2. Measure everything against your core book or core beliefs. If it doesn’t support and harmonize with your core book, it’s not for you.

3. If you are still interested in the idea, decide which category to put it in. I like to bucket ideas into three categories.

a. Maybe someday, but definitely not now – it’s helpful to make a physical list for these and keep it handy. Someday when you are feeling bored and uninspired you can look at this list and see if anything jumps out at you.

b. Explore in the next year – add this to your annual planning list and next time you sit down to plan you can begin to work this new idea into your plan following the guidelines in step 4.

c. Something so earth shattering and valuable I need to drop everything and get on this band wagon now – Proceed to step 4.

4. Start learning as much as you can about this new idea. Search out every book, lecture, seminar, or other resource that can teach you about this idea. Find and talk to real live people who are living it. You’ve get to learn about it in depth before you decide to let it change your life. If it’s a small idea you won’t need to go far with your research but if it is life changing you really need to go deep. Read and re-read the best sources of information you can find on the idea. Try to learn the main principles so well you could teach it to someone else. Marinate in the idea for a few months and even attempt to live it a little. If at any time in this process you learn that the idea does not support your core book or you decide it just isn’t right for you, abandon it. If you’ve made a mistake and this really should be part of your life, the idea will resurface when you are ready for it.

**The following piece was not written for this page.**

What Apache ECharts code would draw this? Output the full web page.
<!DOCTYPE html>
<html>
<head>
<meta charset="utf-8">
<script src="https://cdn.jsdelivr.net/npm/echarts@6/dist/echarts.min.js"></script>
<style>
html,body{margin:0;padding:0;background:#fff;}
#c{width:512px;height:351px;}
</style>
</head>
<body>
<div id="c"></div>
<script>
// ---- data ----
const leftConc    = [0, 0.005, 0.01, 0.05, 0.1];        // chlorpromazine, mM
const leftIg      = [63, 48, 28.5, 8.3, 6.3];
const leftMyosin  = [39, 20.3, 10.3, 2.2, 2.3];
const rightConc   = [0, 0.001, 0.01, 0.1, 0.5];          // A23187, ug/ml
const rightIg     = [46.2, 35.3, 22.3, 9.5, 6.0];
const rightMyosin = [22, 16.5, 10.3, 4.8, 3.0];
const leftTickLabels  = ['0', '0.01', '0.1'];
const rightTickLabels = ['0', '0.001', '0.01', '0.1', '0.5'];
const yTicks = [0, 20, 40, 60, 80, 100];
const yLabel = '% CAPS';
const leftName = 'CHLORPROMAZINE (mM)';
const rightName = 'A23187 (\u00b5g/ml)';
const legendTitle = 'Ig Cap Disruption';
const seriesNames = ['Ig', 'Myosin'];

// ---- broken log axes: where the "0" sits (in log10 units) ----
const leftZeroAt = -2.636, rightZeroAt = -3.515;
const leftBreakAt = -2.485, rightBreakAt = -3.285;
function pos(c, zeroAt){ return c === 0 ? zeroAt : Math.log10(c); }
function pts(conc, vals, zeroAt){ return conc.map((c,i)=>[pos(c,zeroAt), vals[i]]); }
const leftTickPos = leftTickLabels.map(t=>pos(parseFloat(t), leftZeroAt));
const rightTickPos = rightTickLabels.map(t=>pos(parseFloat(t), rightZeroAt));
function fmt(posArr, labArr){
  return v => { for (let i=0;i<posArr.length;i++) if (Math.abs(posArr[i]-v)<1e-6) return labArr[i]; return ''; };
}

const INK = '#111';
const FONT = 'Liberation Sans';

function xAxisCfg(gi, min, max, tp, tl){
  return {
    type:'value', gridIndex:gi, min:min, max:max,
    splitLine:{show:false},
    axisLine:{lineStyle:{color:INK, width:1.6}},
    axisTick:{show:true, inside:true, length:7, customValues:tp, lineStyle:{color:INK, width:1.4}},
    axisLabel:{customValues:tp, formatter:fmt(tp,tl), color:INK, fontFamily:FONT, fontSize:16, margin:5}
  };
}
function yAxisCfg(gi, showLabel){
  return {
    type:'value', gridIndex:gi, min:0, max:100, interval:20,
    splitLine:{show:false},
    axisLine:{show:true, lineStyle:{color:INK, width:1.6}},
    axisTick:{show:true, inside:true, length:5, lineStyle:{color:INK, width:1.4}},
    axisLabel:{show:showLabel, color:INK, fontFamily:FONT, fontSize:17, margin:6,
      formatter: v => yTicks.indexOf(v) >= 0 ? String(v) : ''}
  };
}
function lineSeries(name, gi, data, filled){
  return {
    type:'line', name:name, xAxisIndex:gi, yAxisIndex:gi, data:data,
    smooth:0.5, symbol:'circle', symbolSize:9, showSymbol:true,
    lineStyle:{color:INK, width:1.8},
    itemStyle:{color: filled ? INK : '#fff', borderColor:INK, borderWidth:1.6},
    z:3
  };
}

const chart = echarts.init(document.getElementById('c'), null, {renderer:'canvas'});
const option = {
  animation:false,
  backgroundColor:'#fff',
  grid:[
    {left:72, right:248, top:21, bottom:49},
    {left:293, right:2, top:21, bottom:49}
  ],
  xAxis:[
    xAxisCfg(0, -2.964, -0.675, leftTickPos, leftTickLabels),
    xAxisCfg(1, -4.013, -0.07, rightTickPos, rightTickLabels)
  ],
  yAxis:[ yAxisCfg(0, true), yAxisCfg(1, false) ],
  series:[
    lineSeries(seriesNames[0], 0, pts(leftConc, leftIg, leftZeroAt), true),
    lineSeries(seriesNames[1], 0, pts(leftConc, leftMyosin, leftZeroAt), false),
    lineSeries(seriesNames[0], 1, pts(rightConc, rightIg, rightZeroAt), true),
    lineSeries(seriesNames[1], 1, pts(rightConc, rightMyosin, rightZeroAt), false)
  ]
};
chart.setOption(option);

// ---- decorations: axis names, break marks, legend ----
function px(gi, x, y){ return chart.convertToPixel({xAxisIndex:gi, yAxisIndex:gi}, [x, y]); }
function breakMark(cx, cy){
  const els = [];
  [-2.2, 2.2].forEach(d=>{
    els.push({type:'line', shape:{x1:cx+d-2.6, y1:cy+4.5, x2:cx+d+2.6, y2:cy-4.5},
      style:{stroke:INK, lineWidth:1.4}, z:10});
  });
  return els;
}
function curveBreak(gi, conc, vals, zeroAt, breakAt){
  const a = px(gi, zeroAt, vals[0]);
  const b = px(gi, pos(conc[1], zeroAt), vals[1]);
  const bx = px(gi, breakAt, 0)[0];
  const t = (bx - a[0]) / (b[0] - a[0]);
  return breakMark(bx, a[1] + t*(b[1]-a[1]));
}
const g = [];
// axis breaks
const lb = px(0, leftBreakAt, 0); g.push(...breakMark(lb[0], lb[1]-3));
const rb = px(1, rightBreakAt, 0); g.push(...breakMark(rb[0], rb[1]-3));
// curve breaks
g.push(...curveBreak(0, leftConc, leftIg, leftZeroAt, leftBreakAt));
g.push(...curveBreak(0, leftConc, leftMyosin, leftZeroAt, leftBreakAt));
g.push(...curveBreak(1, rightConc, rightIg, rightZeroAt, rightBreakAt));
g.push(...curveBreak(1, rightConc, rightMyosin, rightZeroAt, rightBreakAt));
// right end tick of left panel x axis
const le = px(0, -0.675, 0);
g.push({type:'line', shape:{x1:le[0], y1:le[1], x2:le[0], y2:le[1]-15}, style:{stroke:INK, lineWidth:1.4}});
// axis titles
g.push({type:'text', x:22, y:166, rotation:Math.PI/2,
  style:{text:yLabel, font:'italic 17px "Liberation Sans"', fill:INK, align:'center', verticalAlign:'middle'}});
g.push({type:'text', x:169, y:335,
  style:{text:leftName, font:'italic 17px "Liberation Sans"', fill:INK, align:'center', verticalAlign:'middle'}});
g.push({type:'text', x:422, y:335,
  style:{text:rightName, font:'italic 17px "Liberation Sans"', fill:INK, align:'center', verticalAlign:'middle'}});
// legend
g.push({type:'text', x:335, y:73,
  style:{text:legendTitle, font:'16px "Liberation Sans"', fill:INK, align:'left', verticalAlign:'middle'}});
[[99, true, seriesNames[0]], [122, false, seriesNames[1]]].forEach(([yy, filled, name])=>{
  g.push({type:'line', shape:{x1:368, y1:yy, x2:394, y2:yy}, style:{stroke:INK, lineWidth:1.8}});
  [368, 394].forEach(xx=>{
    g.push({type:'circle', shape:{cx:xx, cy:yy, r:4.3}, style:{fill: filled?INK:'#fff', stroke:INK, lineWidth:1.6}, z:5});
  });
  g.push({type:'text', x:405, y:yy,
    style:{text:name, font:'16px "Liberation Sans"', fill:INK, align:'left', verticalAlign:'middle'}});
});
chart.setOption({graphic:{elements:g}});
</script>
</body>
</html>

5. Once you’ve studied the idea deeply and decided it’s definitely for you, take it to your Higher Power. Pray, meditate or do whatever you do to get answers. Seek for confirmation that this life changing idea is something you should incorporate into your life. Don’t move forward until you get this confirmation. Once you get a confirmation, don’t look back. If you never get a confirmation pray for understanding and guidance – maybe this idea was just meant to open your eyes and prepare you for an even better idea.

6. If this big idea will affect your whole family, now is the time to take it to your spouse. Pray about how to do this most effectively. You know them best. You can predict how he/she will react to just about anything you do – run through a few scenarios in your mind before you decide how to best share this new idea. Read Esther’s story in the Bible for some inspiration. Remember to trust his/her judgment and respect his/her position in your family. Go to him/her with a true desire to work with them to evaluate the idea and decide if, how, and when to implement this with your family. This process may take a long time. If he/she asks challenging questions go find really good answers for them. Show him/her that you really value his/her opinion. Keep coming back to him/her until he/she has convinced you it’s not a good idea or you have convinced him/her it is a good idea. Be open to both options.

7. Make a plan with your spouse for how to implement the idea and go for it.